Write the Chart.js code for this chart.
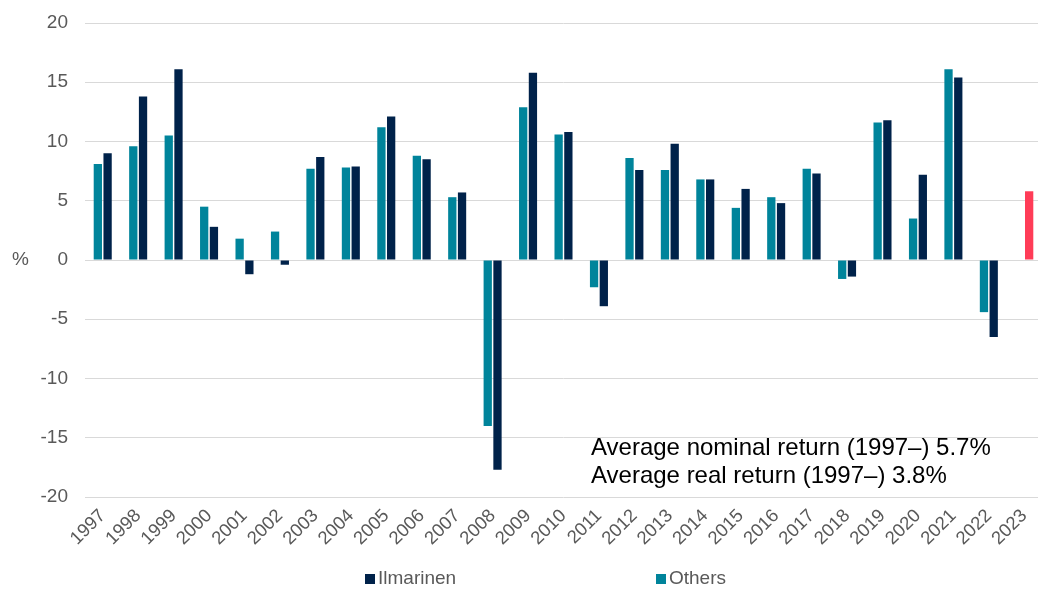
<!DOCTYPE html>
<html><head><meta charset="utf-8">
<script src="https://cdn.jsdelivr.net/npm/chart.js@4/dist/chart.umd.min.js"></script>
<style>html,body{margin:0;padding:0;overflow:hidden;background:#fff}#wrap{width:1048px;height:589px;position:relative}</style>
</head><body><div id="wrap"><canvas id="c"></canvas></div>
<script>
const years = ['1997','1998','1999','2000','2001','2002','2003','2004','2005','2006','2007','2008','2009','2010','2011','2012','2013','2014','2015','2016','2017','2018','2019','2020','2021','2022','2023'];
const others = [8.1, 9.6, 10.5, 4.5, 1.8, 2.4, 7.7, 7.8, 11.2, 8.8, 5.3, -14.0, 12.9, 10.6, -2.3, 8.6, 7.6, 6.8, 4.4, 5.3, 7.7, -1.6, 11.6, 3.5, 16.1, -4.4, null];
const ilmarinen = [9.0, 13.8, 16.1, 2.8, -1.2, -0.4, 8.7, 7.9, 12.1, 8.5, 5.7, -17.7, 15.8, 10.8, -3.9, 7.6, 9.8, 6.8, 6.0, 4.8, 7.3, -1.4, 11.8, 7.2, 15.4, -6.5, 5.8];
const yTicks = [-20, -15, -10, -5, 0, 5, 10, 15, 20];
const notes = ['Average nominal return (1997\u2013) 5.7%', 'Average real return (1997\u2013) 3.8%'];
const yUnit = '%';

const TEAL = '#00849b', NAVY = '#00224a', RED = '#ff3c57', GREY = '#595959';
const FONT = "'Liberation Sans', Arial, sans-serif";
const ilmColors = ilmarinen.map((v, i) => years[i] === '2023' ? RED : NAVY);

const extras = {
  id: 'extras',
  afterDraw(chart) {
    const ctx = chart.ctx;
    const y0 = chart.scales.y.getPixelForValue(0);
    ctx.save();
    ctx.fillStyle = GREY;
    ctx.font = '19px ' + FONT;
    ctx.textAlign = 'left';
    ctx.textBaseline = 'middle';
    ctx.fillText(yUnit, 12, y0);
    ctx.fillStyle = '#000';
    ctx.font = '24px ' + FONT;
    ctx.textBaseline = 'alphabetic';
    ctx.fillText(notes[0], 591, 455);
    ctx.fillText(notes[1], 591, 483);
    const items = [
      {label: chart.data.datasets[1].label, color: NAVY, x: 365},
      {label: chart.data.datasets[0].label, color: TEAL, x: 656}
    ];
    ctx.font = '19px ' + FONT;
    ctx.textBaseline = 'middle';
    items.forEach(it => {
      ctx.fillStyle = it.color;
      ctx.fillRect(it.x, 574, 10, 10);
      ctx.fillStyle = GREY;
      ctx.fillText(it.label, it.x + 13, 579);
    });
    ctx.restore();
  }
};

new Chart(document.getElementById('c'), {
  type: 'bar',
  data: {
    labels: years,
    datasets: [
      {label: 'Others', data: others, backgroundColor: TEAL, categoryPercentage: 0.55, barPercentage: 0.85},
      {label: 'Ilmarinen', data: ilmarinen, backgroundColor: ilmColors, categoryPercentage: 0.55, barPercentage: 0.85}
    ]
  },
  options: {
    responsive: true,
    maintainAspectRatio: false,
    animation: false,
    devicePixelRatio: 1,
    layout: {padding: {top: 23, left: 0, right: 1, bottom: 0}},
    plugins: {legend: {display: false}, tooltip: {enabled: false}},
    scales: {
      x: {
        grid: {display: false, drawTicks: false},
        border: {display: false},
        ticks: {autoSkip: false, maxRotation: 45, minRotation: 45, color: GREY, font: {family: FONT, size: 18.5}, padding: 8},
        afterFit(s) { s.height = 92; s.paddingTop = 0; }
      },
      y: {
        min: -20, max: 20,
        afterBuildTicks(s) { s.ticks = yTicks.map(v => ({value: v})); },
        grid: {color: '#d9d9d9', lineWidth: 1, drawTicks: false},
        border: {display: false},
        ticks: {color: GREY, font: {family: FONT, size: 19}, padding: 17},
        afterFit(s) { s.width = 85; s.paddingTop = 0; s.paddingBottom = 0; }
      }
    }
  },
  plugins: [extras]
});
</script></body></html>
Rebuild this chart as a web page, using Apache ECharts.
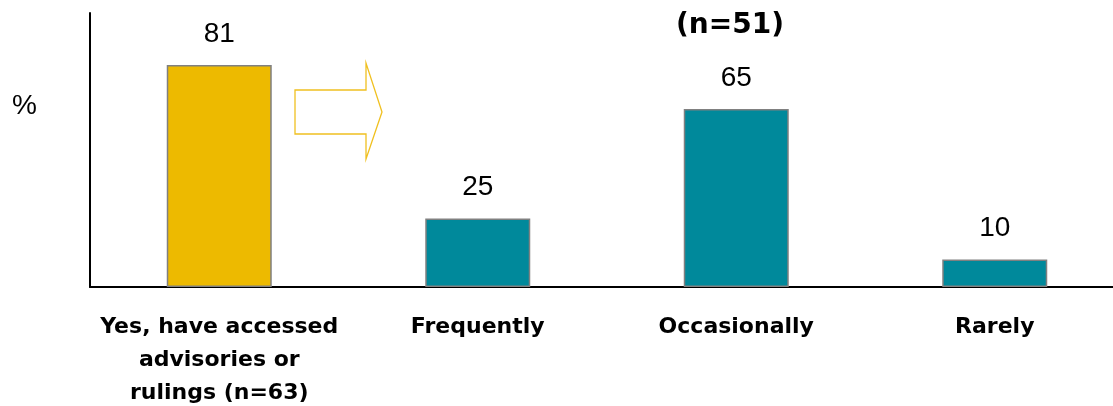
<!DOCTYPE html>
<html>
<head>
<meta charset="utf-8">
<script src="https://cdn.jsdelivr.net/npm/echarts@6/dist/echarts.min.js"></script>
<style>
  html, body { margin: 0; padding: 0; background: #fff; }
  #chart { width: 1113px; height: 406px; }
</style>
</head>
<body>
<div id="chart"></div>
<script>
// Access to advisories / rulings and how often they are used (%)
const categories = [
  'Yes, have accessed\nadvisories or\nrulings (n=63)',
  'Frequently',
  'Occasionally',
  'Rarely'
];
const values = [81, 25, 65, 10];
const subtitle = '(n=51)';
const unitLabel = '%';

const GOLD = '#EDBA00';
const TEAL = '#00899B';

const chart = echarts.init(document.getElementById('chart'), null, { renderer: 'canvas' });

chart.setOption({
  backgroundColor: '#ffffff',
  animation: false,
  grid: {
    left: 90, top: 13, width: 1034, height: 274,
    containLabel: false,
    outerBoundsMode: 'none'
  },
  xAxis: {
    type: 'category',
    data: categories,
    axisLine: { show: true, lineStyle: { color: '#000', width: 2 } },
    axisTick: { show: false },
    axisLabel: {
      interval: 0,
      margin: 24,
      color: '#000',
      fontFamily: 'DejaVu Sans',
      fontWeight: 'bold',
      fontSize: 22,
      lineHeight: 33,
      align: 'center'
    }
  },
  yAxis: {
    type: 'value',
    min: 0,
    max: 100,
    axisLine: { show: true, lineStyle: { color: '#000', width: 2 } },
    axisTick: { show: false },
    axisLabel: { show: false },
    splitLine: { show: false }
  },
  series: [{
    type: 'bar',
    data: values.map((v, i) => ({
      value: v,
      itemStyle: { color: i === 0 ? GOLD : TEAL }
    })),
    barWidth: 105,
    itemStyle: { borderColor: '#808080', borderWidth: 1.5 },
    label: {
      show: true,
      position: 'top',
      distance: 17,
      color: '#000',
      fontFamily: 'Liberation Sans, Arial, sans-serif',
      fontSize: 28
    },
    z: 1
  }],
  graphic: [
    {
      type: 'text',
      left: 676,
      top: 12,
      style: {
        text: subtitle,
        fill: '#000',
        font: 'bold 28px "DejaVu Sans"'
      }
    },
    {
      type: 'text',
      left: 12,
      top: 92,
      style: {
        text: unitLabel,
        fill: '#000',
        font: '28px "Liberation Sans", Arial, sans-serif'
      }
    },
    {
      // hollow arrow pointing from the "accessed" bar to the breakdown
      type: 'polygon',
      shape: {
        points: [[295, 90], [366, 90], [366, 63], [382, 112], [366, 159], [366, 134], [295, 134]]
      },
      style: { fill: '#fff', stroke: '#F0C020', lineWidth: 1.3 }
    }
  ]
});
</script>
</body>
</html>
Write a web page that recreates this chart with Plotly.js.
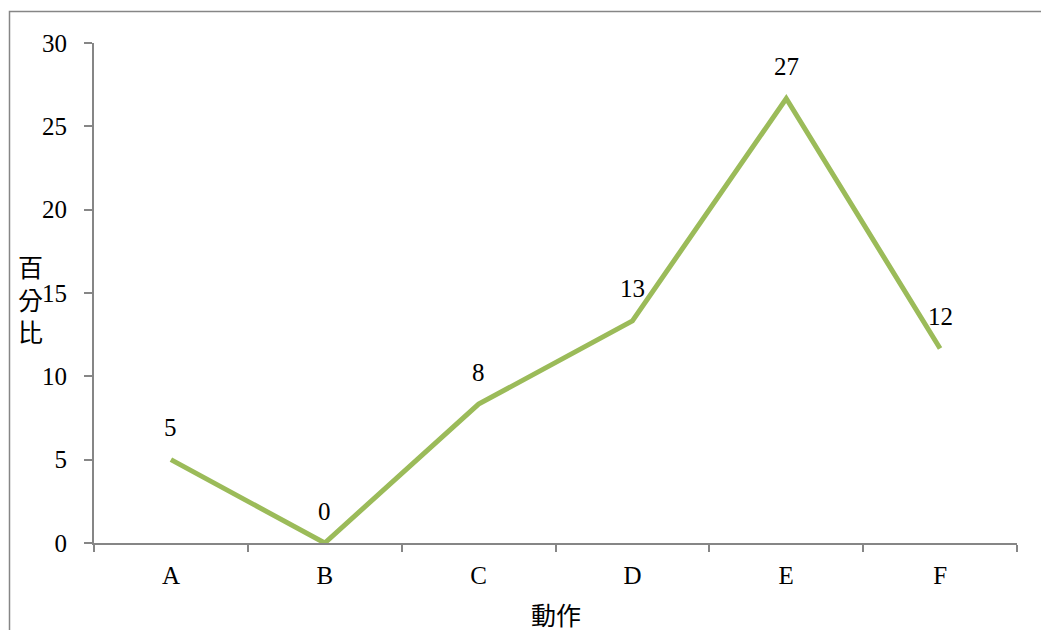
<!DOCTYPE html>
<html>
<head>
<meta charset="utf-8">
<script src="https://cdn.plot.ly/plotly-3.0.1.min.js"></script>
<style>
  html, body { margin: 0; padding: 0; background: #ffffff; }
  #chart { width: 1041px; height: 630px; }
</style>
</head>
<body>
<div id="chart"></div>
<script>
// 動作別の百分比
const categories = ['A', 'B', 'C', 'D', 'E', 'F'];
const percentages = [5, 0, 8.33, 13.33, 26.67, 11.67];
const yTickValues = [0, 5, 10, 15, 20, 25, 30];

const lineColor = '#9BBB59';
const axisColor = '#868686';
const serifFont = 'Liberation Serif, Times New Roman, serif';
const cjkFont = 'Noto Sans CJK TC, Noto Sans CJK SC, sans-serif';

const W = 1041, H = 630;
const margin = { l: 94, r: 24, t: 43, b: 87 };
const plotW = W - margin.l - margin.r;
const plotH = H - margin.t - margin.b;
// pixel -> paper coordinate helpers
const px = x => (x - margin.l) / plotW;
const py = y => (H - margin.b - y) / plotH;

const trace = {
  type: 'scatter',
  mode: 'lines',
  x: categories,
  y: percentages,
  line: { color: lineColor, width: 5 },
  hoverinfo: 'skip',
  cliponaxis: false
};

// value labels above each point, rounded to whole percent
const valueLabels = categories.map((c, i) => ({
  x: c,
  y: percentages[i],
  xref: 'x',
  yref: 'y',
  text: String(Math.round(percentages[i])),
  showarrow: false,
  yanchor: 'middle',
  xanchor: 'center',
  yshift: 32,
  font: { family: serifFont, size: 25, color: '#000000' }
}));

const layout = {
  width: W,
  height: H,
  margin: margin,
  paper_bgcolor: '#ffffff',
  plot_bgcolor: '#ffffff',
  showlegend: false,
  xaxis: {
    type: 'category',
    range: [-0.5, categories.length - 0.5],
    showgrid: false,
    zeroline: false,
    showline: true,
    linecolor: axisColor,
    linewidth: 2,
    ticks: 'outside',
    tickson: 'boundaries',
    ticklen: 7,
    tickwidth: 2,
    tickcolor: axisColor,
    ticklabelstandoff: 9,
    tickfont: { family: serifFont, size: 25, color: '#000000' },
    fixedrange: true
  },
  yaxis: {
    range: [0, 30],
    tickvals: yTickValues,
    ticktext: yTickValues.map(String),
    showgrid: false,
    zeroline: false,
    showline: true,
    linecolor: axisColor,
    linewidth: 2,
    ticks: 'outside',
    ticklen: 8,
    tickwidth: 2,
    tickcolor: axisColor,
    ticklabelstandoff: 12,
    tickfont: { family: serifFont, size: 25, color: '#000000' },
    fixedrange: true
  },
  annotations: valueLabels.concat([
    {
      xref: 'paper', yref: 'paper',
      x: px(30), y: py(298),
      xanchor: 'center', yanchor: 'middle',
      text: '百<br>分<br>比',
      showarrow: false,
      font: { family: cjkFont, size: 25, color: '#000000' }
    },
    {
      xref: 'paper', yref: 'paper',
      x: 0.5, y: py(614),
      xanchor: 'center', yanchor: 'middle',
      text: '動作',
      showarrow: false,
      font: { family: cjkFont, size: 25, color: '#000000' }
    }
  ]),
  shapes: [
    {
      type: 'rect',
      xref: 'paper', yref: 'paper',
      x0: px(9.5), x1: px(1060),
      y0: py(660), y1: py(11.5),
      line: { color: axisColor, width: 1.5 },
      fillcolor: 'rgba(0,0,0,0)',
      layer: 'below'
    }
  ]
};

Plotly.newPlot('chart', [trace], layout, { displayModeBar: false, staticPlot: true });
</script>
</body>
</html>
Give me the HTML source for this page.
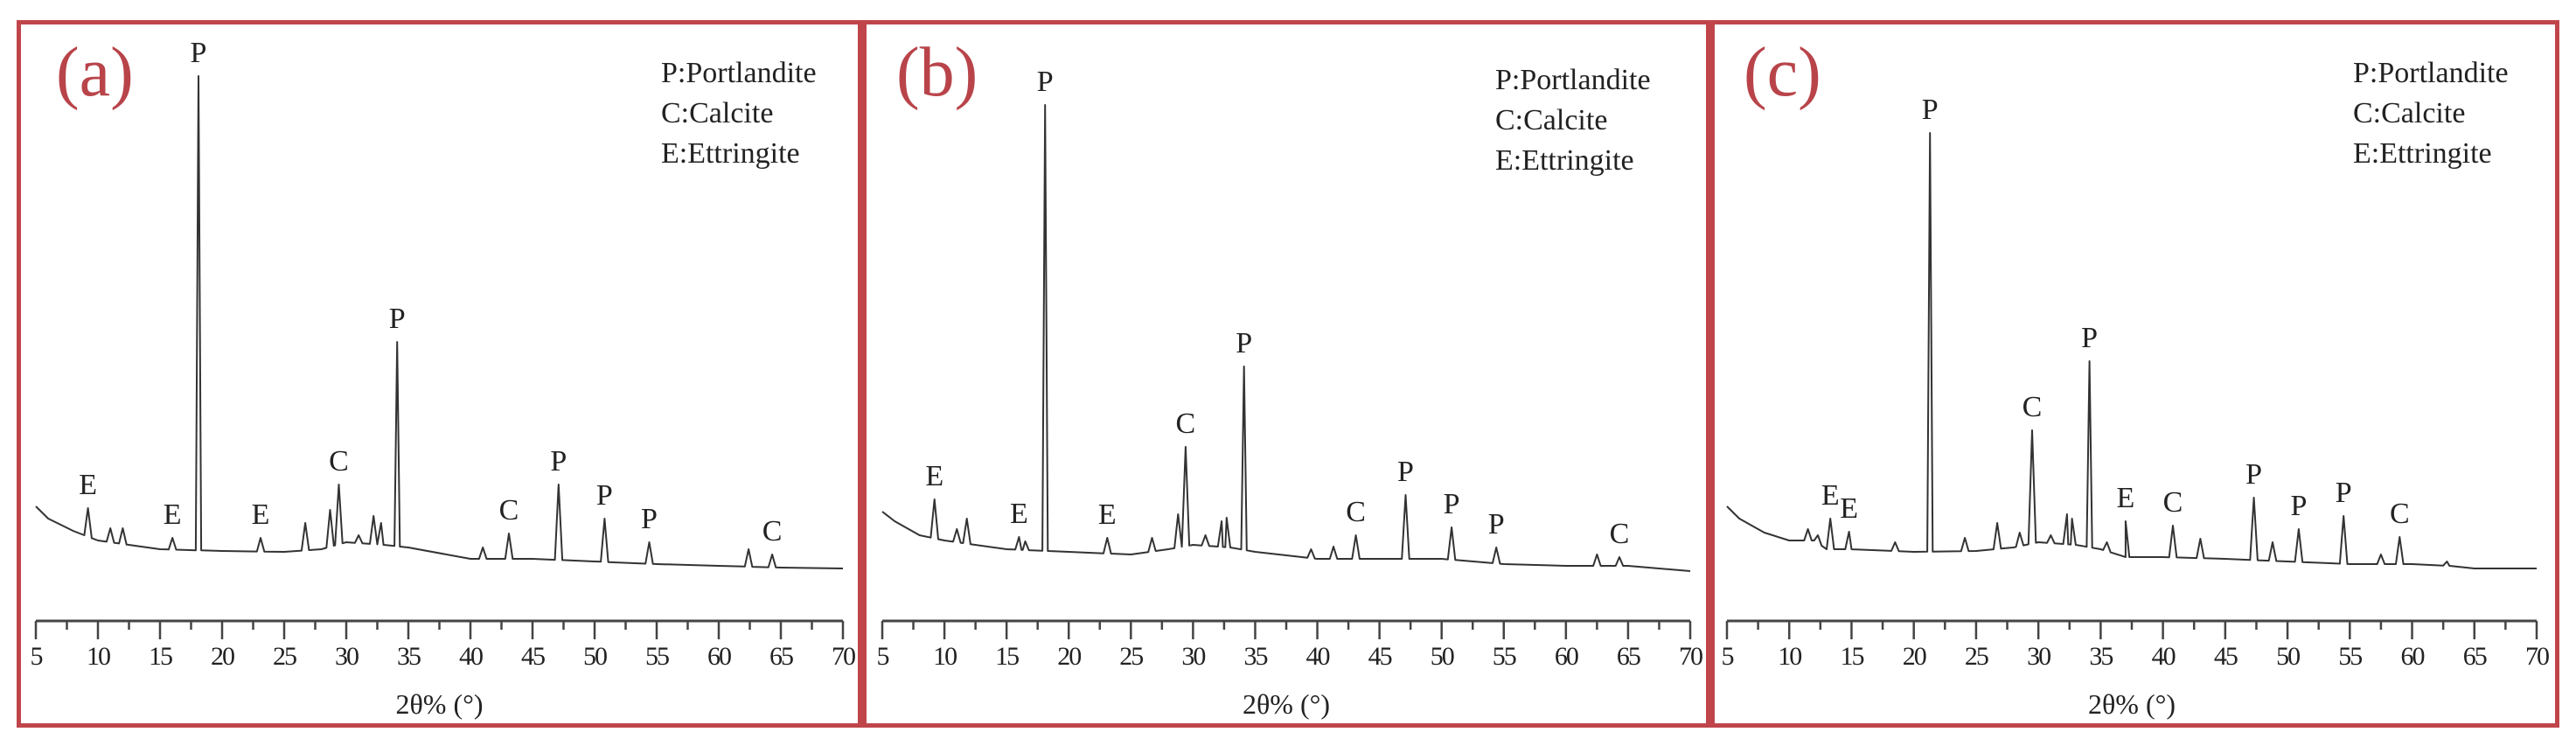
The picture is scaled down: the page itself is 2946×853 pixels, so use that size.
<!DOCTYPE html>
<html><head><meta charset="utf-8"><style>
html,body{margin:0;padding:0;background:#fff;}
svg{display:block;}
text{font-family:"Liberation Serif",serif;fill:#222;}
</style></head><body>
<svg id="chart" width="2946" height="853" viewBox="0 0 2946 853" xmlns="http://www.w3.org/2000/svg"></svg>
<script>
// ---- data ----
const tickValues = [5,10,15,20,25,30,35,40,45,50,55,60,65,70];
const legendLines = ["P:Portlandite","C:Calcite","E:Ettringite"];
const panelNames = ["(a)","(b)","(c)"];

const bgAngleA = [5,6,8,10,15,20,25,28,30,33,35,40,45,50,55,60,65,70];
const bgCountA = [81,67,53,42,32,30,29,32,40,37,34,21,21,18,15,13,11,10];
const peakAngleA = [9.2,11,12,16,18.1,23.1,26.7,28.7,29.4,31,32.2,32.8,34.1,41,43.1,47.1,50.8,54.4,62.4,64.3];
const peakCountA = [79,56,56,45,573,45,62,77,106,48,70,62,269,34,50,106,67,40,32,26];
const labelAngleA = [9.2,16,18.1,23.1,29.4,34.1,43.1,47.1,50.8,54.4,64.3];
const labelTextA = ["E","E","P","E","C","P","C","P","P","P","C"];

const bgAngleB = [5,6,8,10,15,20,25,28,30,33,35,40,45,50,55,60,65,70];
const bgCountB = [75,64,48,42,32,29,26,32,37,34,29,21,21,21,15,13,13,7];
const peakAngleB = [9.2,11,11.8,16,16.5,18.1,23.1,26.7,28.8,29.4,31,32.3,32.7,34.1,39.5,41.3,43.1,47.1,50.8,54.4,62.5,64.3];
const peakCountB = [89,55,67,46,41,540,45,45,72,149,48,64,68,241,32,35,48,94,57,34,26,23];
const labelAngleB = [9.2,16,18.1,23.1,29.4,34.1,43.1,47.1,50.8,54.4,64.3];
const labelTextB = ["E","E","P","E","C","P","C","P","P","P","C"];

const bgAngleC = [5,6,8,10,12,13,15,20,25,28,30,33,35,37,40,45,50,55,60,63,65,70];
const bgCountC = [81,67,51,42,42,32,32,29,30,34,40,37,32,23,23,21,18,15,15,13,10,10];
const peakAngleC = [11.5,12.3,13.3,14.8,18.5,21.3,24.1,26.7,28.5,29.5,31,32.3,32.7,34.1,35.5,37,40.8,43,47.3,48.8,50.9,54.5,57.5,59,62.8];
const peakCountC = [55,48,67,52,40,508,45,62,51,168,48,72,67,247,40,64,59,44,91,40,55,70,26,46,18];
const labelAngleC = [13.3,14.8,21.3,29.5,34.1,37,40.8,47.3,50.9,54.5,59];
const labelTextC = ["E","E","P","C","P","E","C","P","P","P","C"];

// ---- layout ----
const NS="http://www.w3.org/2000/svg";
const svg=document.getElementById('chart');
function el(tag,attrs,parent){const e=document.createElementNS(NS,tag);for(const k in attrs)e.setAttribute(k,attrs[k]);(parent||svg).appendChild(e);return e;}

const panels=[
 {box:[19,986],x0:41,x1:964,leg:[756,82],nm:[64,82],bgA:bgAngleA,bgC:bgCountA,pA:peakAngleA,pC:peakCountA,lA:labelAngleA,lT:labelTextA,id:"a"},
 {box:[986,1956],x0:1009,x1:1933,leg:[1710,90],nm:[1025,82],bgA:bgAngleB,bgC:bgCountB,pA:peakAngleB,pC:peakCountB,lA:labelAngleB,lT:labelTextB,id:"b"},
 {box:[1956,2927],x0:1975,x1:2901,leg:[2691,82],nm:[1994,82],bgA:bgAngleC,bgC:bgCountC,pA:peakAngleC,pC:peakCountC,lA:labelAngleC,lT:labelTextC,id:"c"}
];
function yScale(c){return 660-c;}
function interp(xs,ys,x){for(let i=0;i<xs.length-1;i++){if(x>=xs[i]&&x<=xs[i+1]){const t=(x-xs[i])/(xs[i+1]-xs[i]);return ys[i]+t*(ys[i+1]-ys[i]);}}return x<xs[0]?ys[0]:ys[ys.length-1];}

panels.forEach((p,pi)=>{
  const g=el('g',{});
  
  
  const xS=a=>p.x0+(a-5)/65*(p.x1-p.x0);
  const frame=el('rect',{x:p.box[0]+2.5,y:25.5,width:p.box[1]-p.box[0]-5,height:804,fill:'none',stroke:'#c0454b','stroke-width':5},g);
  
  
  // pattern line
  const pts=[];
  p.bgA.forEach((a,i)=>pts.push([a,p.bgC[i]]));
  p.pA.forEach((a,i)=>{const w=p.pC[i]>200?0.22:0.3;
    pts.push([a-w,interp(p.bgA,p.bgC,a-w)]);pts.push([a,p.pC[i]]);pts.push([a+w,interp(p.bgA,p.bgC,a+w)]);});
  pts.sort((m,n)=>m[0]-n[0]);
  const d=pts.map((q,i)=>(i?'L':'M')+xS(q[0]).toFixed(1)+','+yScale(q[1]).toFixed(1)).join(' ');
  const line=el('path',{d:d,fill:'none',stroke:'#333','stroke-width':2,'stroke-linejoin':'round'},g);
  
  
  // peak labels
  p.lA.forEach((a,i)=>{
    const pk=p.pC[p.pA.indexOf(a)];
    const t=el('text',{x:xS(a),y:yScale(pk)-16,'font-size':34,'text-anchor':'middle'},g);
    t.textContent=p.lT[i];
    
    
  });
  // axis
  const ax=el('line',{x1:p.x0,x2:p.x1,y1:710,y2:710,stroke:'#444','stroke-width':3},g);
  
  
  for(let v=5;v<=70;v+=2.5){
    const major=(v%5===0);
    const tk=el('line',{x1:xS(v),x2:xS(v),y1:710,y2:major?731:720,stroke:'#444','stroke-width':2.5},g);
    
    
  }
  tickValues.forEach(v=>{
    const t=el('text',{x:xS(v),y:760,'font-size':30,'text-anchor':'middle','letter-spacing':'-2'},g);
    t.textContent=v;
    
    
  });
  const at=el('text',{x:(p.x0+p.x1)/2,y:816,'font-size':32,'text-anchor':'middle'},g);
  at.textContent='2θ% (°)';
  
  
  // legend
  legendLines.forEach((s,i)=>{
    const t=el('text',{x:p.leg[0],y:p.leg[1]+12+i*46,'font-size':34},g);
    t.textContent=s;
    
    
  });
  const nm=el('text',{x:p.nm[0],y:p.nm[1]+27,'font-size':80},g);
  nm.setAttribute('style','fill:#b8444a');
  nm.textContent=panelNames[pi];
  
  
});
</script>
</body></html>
----------
SHORT PROBLEM: Select and copy every line of the listing with the word "page".

CORRECT RESULT:
Rebuild this chart as a web page, using Apache ECharts.
Write a web page that recreates this chart with Plotly.js.
Give me the HTML source for this page.
The picture is scaled down: the page itself is 2946×853 pixels, so use that size.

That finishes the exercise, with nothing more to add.